**GOAL:**
Pictures stay out of your copy, but everything else in the records below must be repeated exactly.

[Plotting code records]
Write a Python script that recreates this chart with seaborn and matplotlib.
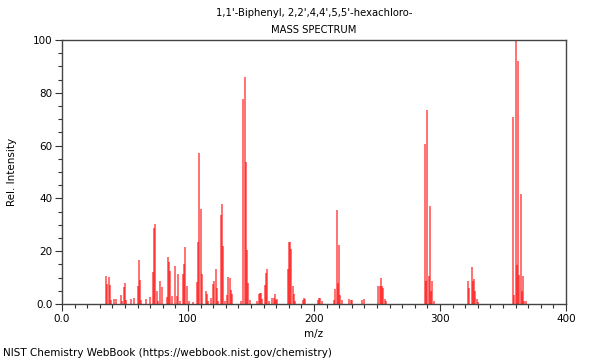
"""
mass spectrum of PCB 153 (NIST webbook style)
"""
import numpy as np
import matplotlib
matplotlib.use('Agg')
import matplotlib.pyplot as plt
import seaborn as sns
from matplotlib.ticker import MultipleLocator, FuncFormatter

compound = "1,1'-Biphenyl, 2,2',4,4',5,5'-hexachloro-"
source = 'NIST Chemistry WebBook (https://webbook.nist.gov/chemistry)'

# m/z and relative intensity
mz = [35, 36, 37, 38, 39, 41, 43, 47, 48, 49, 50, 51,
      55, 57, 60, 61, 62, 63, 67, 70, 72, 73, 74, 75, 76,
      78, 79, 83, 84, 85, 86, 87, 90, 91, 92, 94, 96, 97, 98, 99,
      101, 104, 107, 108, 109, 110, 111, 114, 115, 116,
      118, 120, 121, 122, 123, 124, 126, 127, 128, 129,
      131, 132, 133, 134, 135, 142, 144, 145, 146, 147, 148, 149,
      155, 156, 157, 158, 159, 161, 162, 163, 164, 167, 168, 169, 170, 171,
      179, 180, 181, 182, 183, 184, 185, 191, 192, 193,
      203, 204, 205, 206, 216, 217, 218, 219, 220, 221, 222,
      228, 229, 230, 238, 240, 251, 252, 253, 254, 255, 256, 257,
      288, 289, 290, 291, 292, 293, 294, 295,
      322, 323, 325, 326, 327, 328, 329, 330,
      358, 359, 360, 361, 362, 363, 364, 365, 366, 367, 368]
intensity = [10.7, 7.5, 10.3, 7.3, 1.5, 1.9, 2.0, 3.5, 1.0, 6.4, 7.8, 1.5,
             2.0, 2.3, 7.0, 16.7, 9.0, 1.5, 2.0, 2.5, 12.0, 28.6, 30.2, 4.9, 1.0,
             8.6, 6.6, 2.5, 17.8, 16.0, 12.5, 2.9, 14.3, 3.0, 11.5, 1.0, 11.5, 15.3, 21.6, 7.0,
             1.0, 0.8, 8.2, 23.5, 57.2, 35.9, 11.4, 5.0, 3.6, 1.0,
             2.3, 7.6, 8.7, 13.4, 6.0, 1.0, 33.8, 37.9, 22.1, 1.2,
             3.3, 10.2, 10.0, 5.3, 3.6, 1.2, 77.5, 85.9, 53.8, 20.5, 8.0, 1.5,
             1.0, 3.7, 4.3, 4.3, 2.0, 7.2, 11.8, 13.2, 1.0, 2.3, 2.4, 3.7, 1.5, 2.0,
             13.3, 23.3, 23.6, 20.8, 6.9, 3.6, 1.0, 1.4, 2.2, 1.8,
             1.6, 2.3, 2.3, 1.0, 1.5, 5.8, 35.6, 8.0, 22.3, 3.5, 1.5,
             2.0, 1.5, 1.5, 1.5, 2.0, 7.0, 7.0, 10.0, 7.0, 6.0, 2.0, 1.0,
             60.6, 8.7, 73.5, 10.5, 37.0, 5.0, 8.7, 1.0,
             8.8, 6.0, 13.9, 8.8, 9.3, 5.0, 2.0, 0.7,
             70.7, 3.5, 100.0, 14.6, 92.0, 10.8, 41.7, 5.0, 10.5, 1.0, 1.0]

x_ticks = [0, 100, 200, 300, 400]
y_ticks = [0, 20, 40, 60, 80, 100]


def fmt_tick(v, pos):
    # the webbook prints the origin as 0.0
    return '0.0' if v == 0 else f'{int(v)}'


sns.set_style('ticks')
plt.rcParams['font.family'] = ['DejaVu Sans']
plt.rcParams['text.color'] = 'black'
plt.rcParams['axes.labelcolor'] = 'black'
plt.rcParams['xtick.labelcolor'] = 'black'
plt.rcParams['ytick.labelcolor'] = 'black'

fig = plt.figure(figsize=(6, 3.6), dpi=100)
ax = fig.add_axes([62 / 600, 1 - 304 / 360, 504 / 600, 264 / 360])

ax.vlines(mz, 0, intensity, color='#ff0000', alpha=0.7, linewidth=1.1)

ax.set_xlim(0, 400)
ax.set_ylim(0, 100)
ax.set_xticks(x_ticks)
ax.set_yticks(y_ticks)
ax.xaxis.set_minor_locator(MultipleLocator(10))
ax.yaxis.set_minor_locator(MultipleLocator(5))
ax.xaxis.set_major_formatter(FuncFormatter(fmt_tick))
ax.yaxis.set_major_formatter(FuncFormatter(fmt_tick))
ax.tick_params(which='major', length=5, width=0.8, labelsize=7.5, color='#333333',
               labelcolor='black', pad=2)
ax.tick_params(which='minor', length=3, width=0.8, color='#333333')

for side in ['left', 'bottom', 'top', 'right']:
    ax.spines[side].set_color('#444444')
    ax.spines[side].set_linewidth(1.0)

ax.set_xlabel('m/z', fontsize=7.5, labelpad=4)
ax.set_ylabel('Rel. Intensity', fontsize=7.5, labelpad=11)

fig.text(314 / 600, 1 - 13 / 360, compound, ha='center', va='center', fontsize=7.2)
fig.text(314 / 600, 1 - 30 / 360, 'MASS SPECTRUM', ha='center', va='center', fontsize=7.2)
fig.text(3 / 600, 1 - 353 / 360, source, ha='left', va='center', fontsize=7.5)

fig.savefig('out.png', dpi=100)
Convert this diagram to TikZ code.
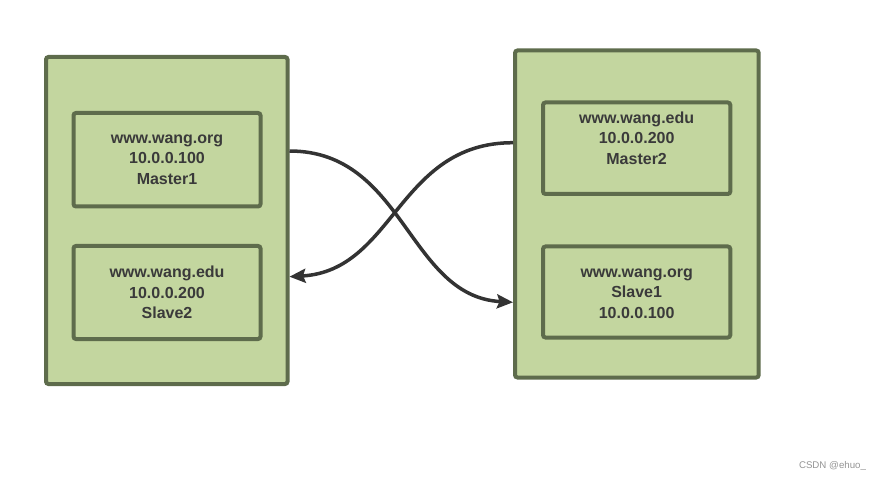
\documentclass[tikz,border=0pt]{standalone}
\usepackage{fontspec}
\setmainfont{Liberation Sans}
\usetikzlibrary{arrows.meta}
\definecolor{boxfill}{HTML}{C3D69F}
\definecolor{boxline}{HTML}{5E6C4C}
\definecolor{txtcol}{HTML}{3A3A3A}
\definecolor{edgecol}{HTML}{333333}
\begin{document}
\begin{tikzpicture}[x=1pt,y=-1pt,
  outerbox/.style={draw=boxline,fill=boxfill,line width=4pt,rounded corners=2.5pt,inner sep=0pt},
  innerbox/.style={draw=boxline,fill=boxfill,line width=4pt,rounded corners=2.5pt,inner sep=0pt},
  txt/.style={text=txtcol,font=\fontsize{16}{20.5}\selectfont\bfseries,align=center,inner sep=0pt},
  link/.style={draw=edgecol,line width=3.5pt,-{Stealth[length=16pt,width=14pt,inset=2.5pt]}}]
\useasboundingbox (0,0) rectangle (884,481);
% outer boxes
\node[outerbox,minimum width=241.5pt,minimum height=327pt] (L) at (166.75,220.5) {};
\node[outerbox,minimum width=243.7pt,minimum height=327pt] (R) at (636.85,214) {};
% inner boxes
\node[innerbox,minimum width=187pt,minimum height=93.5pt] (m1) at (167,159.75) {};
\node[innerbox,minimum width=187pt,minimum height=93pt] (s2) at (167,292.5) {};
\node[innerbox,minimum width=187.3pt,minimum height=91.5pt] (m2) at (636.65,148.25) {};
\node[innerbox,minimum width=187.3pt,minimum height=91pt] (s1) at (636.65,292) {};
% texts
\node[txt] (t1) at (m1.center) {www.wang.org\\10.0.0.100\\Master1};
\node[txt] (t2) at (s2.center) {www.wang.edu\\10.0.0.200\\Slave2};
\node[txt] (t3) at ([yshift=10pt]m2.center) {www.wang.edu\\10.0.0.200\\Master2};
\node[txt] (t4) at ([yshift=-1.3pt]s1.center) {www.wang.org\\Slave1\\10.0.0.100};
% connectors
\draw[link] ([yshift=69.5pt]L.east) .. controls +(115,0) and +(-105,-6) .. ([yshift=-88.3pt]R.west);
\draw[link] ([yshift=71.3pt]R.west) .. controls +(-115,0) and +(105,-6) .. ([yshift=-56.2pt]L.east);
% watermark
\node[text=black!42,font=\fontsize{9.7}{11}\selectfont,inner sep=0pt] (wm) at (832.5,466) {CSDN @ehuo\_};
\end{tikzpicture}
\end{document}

**WRITTEN REPLY:**
Write a Python script that recreates this chart with seaborn and matplotlib.
"""
mass spectrum of PCB 153 (NIST webbook style)
"""
import numpy as np
import matplotlib
matplotlib.use('Agg')
import matplotlib.pyplot as plt
import seaborn as sns
from matplotlib.ticker import MultipleLocator, FuncFormatter

compound = "1,1'-Biphenyl, 2,2',4,4',5,5'-hexachloro-"
source = 'NIST Chemistry WebBook (https://webbook.nist.gov/chemistry)'

# m/z and relative intensity
mz = [35, 36, 37, 38, 39, 41, 43, 47, 48, 49, 50, 51,
      55, 57, 60, 61, 62, 63, 67, 70, 72, 73, 74, 75, 76,
      78, 79, 83, 84, 85, 86, 87, 90, 91, 92, 94, 96, 97, 98, 99,
      101, 104, 107, 108, 109, 110, 111, 114, 115, 116,
      118, 120, 121, 122, 123, 124, 126, 127, 128, 129,
      131, 132, 133, 134, 135, 142, 144, 145, 146, 147, 148, 149,
      155, 156, 157, 158, 159, 161, 162, 163, 164, 167, 168, 169, 170, 171,
      179, 180, 181, 182, 183, 184, 185, 191, 192, 193,
      203, 204, 205, 206, 216, 217, 218, 219, 220, 221, 222,
      228, 229, 230, 238, 240, 251, 252, 253, 254, 255, 256, 257,
      288, 289, 290, 291, 292, 293, 294, 295,
      322, 323, 325, 326, 327, 328, 329, 330,
      358, 359, 360, 361, 362, 363, 364, 365, 366, 367, 368]
intensity = [10.7, 7.5, 10.3, 7.3, 1.5, 1.9, 2.0, 3.5, 1.0, 6.4, 7.8, 1.5,
             2.0, 2.3, 7.0, 16.7, 9.0, 1.5, 2.0, 2.5, 12.0, 28.6, 30.2, 4.9, 1.0,
             8.6, 6.6, 2.5, 17.8, 16.0, 12.5, 2.9, 14.3, 3.0, 11.5, 1.0, 11.5, 15.3, 21.6, 7.0,
             1.0, 0.8, 8.2, 23.5, 57.2, 35.9, 11.4, 5.0, 3.6, 1.0,
             2.3, 7.6, 8.7, 13.4, 6.0, 1.0, 33.8, 37.9, 22.1, 1.2,
             3.3, 10.2, 10.0, 5.3, 3.6, 1.2, 77.5, 85.9, 53.8, 20.5, 8.0, 1.5,
             1.0, 3.7, 4.3, 4.3, 2.0, 7.2, 11.8, 13.2, 1.0, 2.3, 2.4, 3.7, 1.5, 2.0,
             13.3, 23.3, 23.6, 20.8, 6.9, 3.6, 1.0, 1.4, 2.2, 1.8,
             1.6, 2.3, 2.3, 1.0, 1.5, 5.8, 35.6, 8.0, 22.3, 3.5, 1.5,
             2.0, 1.5, 1.5, 1.5, 2.0, 7.0, 7.0, 10.0, 7.0, 6.0, 2.0, 1.0,
             60.6, 8.7, 73.5, 10.5, 37.0, 5.0, 8.7, 1.0,
             8.8, 6.0, 13.9, 8.8, 9.3, 5.0, 2.0, 0.7,
             70.7, 3.5, 100.0, 14.6, 92.0, 10.8, 41.7, 5.0, 10.5, 1.0, 1.0]

x_ticks = [0, 100, 200, 300, 400]
y_ticks = [0, 20, 40, 60, 80, 100]


def fmt_tick(v, pos):
    # the webbook prints the origin as 0.0
    return '0.0' if v == 0 else f'{int(v)}'


sns.set_style('ticks')
plt.rcParams['font.family'] = ['DejaVu Sans']
plt.rcParams['text.color'] = 'black'
plt.rcParams['axes.labelcolor'] = 'black'
plt.rcParams['xtick.labelcolor'] = 'black'
plt.rcParams['ytick.labelcolor'] = 'black'

fig = plt.figure(figsize=(6, 3.6), dpi=100)
ax = fig.add_axes([62 / 600, 1 - 304 / 360, 504 / 600, 264 / 360])

ax.vlines(mz, 0, intensity, color='#ff0000', alpha=0.7, linewidth=1.1)

ax.set_xlim(0, 400)
ax.set_ylim(0, 100)
ax.set_xticks(x_ticks)
ax.set_yticks(y_ticks)
ax.xaxis.set_minor_locator(MultipleLocator(10))
ax.yaxis.set_minor_locator(MultipleLocator(5))
ax.xaxis.set_major_formatter(FuncFormatter(fmt_tick))
ax.yaxis.set_major_formatter(FuncFormatter(fmt_tick))
ax.tick_params(which='major', length=5, width=0.8, labelsize=7.5, color='#333333',
               labelcolor='black', pad=2)
ax.tick_params(which='minor', length=3, width=0.8, color='#333333')

for side in ['left', 'bottom', 'top', 'right']:
    ax.spines[side].set_color('#444444')
    ax.spines[side].set_linewidth(1.0)

ax.set_xlabel('m/z', fontsize=7.5, labelpad=4)
ax.set_ylabel('Rel. Intensity', fontsize=7.5, labelpad=11)

fig.text(314 / 600, 1 - 13 / 360, compound, ha='center', va='center', fontsize=7.2)
fig.text(314 / 600, 1 - 30 / 360, 'MASS SPECTRUM', ha='center', va='center', fontsize=7.2)
fig.text(3 / 600, 1 - 353 / 360, source, ha='left', va='center', fontsize=7.5)

fig.savefig('out.png', dpi=100)
Convert this diagram to TikZ code.
\documentclass[tikz,border=0pt]{standalone}
\usepackage{fontspec}
\setmainfont{Liberation Sans}
\usetikzlibrary{arrows.meta}
\definecolor{boxfill}{HTML}{C3D69F}
\definecolor{boxline}{HTML}{5E6C4C}
\definecolor{txtcol}{HTML}{3A3A3A}
\definecolor{edgecol}{HTML}{333333}
\begin{document}
\begin{tikzpicture}[x=1pt,y=-1pt,
  outerbox/.style={draw=boxline,fill=boxfill,line width=4pt,rounded corners=2.5pt,inner sep=0pt},
  innerbox/.style={draw=boxline,fill=boxfill,line width=4pt,rounded corners=2.5pt,inner sep=0pt},
  txt/.style={text=txtcol,font=\fontsize{16}{20.5}\selectfont\bfseries,align=center,inner sep=0pt},
  link/.style={draw=edgecol,line width=3.5pt,-{Stealth[length=16pt,width=14pt,inset=2.5pt]}}]
\useasboundingbox (0,0) rectangle (884,481);
% outer boxes
\node[outerbox,minimum width=241.5pt,minimum height=327pt] (L) at (166.75,220.5) {};
\node[outerbox,minimum width=243.7pt,minimum height=327pt] (R) at (636.85,214) {};
% inner boxes
\node[innerbox,minimum width=187pt,minimum height=93.5pt] (m1) at (167,159.75) {};
\node[innerbox,minimum width=187pt,minimum height=93pt] (s2) at (167,292.5) {};
\node[innerbox,minimum width=187.3pt,minimum height=91.5pt] (m2) at (636.65,148.25) {};
\node[innerbox,minimum width=187.3pt,minimum height=91pt] (s1) at (636.65,292) {};
% texts
\node[txt] (t1) at (m1.center) {www.wang.org\\10.0.0.100\\Master1};
\node[txt] (t2) at (s2.center) {www.wang.edu\\10.0.0.200\\Slave2};
\node[txt] (t3) at ([yshift=10pt]m2.center) {www.wang.edu\\10.0.0.200\\Master2};
\node[txt] (t4) at ([yshift=-1.3pt]s1.center) {www.wang.org\\Slave1\\10.0.0.100};
% connectors
\draw[link] ([yshift=69.5pt]L.east) .. controls +(115,0) and +(-105,-6) .. ([yshift=-88.3pt]R.west);
\draw[link] ([yshift=71.3pt]R.west) .. controls +(-115,0) and +(105,-6) .. ([yshift=-56.2pt]L.east);
% watermark
\node[text=black!42,font=\fontsize{9.7}{11}\selectfont,inner sep=0pt] (wm) at (832.5,466) {CSDN @ehuo\_};
\end{tikzpicture}
\end{document}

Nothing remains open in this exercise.